F.F. Non a caso stiamo realizzando un film Colossale sentimento su uno scultore romano, che Bernini odiava , Francesco Mochi. Uno scultore che nell’ultima fase della sua vita ha avuto una serie di rifiuti, di committenze rifiutate. Abbiamo cercato di mettere in assetto, di riposizionare alcune cose di questo scultore, riportando ‘a casa’ le sue immagini , laddove lui le aveva pensate, per esempio a San Giovanni dei Fiorentini, a via Giulia. Tutto nasce dalle immagini del pensiero e dalla necessità di un loro ‘riassetto’ . Pensiamo di pensare, pensiamo di vedere o di avere a che fare con le immagini secondo una nostra appercezione, ma in realtà il pensiero, le immagini sono condizionati, continuamente posti in condizione e in necessità di rendere conto a un loro fuori, a un fuori che determina e insieme dissolve. E’ un modo di porsi rispetto alla prospettiva, alla visione, alla percezione, un modo necessario. Per questa necessità è passata anche la scelta del colore e del bianco e nero che in qualche modo si attrggono e si respingono tra loro, essendo apparentemente determinati. L’idea perentoria che il cinema abbia a che fare con uno sguardo, che poi determina l’immagine è proprio ciò che necessita di un riassetto che è anche una messa in questione, in discussione, in conflitto. Il cinema che voglio fare, che vogliamo fare , è un cinema che destabilizza. Che risponde all’esigenza di rompere questo muro, di ‘fare breccia’, di aprire un varco tra le immagini.

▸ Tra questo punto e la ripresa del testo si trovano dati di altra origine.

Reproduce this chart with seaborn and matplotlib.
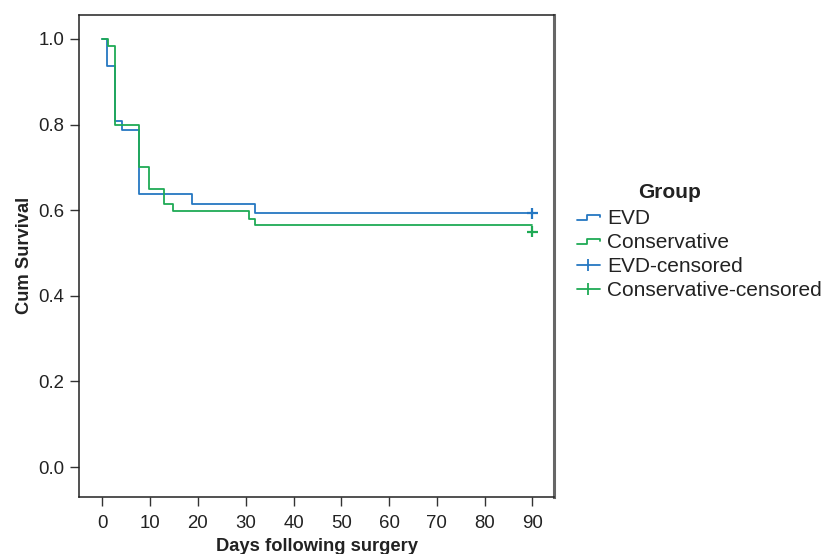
import numpy as np
import pandas as pd
import seaborn as sns
import matplotlib.pyplot as plt
from matplotlib.lines import Line2D
from matplotlib.legend_handler import HandlerBase

# Kaplan-Meier step points (day, cumulative survival)
evd_days = [0, 0.9, 2.6, 4.0, 7.7, 18.7, 31.9, 90]
evd_surv = [1.0, 0.937, 0.809, 0.787, 0.638, 0.615, 0.594, 0.594]
cons_days = [0, 1.1, 2.6, 7.7, 9.7, 12.9, 14.7, 30.7, 31.9, 90]
cons_surv = [1.0, 0.984, 0.798, 0.700, 0.650, 0.615, 0.599, 0.580, 0.565, 0.565]

cens_days = [90, 90]
cens_surv = [0.593, 0.550]
cens_group = ["EVD", "Conservative"]

groups = ["EVD", "Conservative"]
colors = {"EVD": "#2577c2", "Conservative": "#1faa55"}

x_ticks = [0, 10, 20, 30, 40, 50, 60, 70, 80, 90]
y_ticks = [0.0, 0.2, 0.4, 0.6, 0.8, 1.0]

df = pd.DataFrame({
    "day": evd_days + cons_days,
    "surv": evd_surv + cons_surv,
    "group": ["EVD"] * len(evd_days) + ["Conservative"] * len(cons_days),
})
cens = pd.DataFrame({"day": cens_days, "surv": cens_surv, "group": cens_group})

sns.set_theme(style="white")
plt.rcParams["font.family"] = ["Liberation Sans", "DejaVu Sans"]

fig = plt.figure(figsize=(8.25, 5.54), dpi=100)
ax = fig.add_axes([79 / 825, 1 - 497 / 554, (554 - 79) / 825, (497 - 14.5) / 554])

sns.lineplot(data=df, x="day", y="surv", hue="group", hue_order=groups,
             palette=colors, drawstyle="steps-post", estimator=None, sort=False,
             linewidth=1.3, legend=False, ax=ax)
sns.scatterplot(data=cens, x="day", y="surv", hue="group", hue_order=groups,
                palette=colors, marker="+", s=60, linewidth=1.6,
                legend=False, ax=ax, zorder=3)

ax.set_xlim(-4.9, 94.5)
ax.set_ylim(-0.07, 1.057)
ax.set_xticks(x_ticks)
ax.set_xticklabels([str(t) for t in x_ticks])
ax.set_yticks(y_ticks)
ax.set_yticklabels([f"{t:.1f}" for t in y_ticks])
ax.tick_params(axis="both", which="major", direction="out", length=6.5, width=1,
               color="#333333", labelsize=13.4, labelcolor="#222222", pad=4,
               bottom=True, left=True)
ax.tick_params(axis="x", pad=6.5)
ax.set_xlabel("Days following surgery", fontsize=13.2, fontweight="bold",
              color="#222222", labelpad=4)
ax.set_ylabel("Cum Survival", fontsize=13.2, fontweight="bold",
              color="#222222", labelpad=4)

for side in ["left", "bottom", "top"]:
    ax.spines[side].set_color("#222222")
    ax.spines[side].set_linewidth(1.1)
ax.spines["right"].set_color("#666666")
ax.spines["right"].set_linewidth(2.2)


class StepHandler(HandlerBase):
    def create_artists(self, legend, orig_handle, xdescent, ydescent,
                       width, height, fontsize, trans):
        xs = np.array([0, 0.45, 0.45, 1, 1]) * width - xdescent
        ys = np.array([0.3, 0.3, 0.65, 0.65, 0.5]) * height - ydescent
        line = Line2D(xs, ys, color=orig_handle.get_color(),
                      lw=orig_handle.get_linewidth())
        line.set_transform(trans)
        return [line]


step_evd = Line2D([], [], color=colors["EVD"], lw=1.3)
step_cons = Line2D([], [], color=colors["Conservative"], lw=1.3)
cens_evd = Line2D([0], [0], color=colors["EVD"], lw=1.3, marker="|",
                  markersize=8, markeredgewidth=1.3)
cens_cons = Line2D([0], [0], color=colors["Conservative"], lw=1.3, marker="|",
                   markersize=8, markeredgewidth=1.3)

leg = fig.legend([step_evd, step_cons, cens_evd, cens_cons],
                 ["EVD", "Conservative", "EVD-censored", "Conservative-censored"],
                 handler_map={step_evd: StepHandler(), step_cons: StepHandler()},
                 loc="upper left", bbox_to_anchor=(577 / 825, 1 - 209 / 554),
                 frameon=False, fontsize=15, borderpad=0, borderaxespad=0,
                 handlelength=1.1, handletextpad=0.33, labelspacing=0.24,
                 numpoints=1)
for t in leg.get_texts():
    t.set_color("#222222")

fig.text(670 / 825, 1 - 192 / 554, "Group", fontsize=15, fontweight="bold",
         color="#222222", ha="center", va="center")

fig.savefig("out.png", dpi=100)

B.R. – Un varco che nel film è spaziale e temporale , e tutto proiettato, proteso nel fuori, in una e-statica fuoriuscita.

F.F. – In questo senso la separatezza, la distanza tra sguardo e immagine, va messa ‘fuori gioco’

B.R. – In una empatia?

F.F. Se la ‘distanza del vedere’ fa sì che un dato ‘apparentemente’ reale sembra ‘darsi a vedere’ , il nostro tentativo , si può anche chiamare di empatia, è sovrapporre simultaneamente per farsi attraversare dalle immagini, nel-dal loro dentro-fuori. Ed è un atteggiamento politico che fa ‘fuori’ ogni illusione di presa di posizione o di distanza. E’ una coalescenza del vedere, e in questo caso vedere l’ascolto, la musica che emerge anche dal lavoro Quando dal cielo ( wea aus dem Himmel… che è un verso di Holderlin), in cui la giusta ‘distanza’ e ‘posizione’ ha a che fare proprio con un attraversamento, e un entrare e uscire dalla/nella musica e dal-nel suo luogo durata tre anni, insieme a Paolo Fresu , Daniele Di Bonaventura e un grande ‘costruttore di suoni’ come Manfred Eicher.

B.R. – Questo stare in ascolto, attraversare, far risuonare, accompagnare che contraddistingue l’andamento dei tuoi film, film dello’stare accanto’ nella veggenza e nell’erranza, in Sebastiano si fa ripercussione, balzo dell’intersecare tempo e luce, direi lichtung e temporalità dell’essere , in qualche modo sui sentieri heideggeriani ma oltrepassandoli in senso radicalmente immanente.

F. F. – Controllare e accogliere quelli che tu chiami punti di intersezione. ù

B.R. – E’ l’occhio delle cose, come diceva Vertov. C’è una sorta di ‘messa fuori’ dell’immagine da se stessa, Un dissolvimento che è anche un ‘colpire il punto’ dell’immensurabile.

F.F. – Tu parlavi del colore, anche lì c’è una com-presenza ma anche una saturazione del colore. E’ un modo perché nell’uscire fuori da sé l’immagine sia riconosciuta. E’ come l’atto d’amore, dove nella compresenza non si sa mai dove sia una ripetizione di ciò che si è già ( o mai) visto. Una dimensione coattiva che fa rimbalzare, ripercuotere come dicevi, il vuoto del corpo e dell’immagine, nella sua sostanza.

B.R. – Sostanza o corpo delle immagini il cui paradosso è uno stare e insieme uno sparire nel vortice dell’occhio. Dell’oculus.

F.F. – E’ una coattività. E’ fugace, come è fugace tutto questo vortice di attraversamento, senza nessuna composizione. Ma c’è però un prendersi cura, in uno spazio vicendevole,in uno spazio che non può essere pieno, ma che oscilla tra il dentro e il fuori, lo svuotarsi e il riempirsi. In questo senso siamo circondati, non c’è una separazione. E’ un interrogare continuo del circolo delle immagini.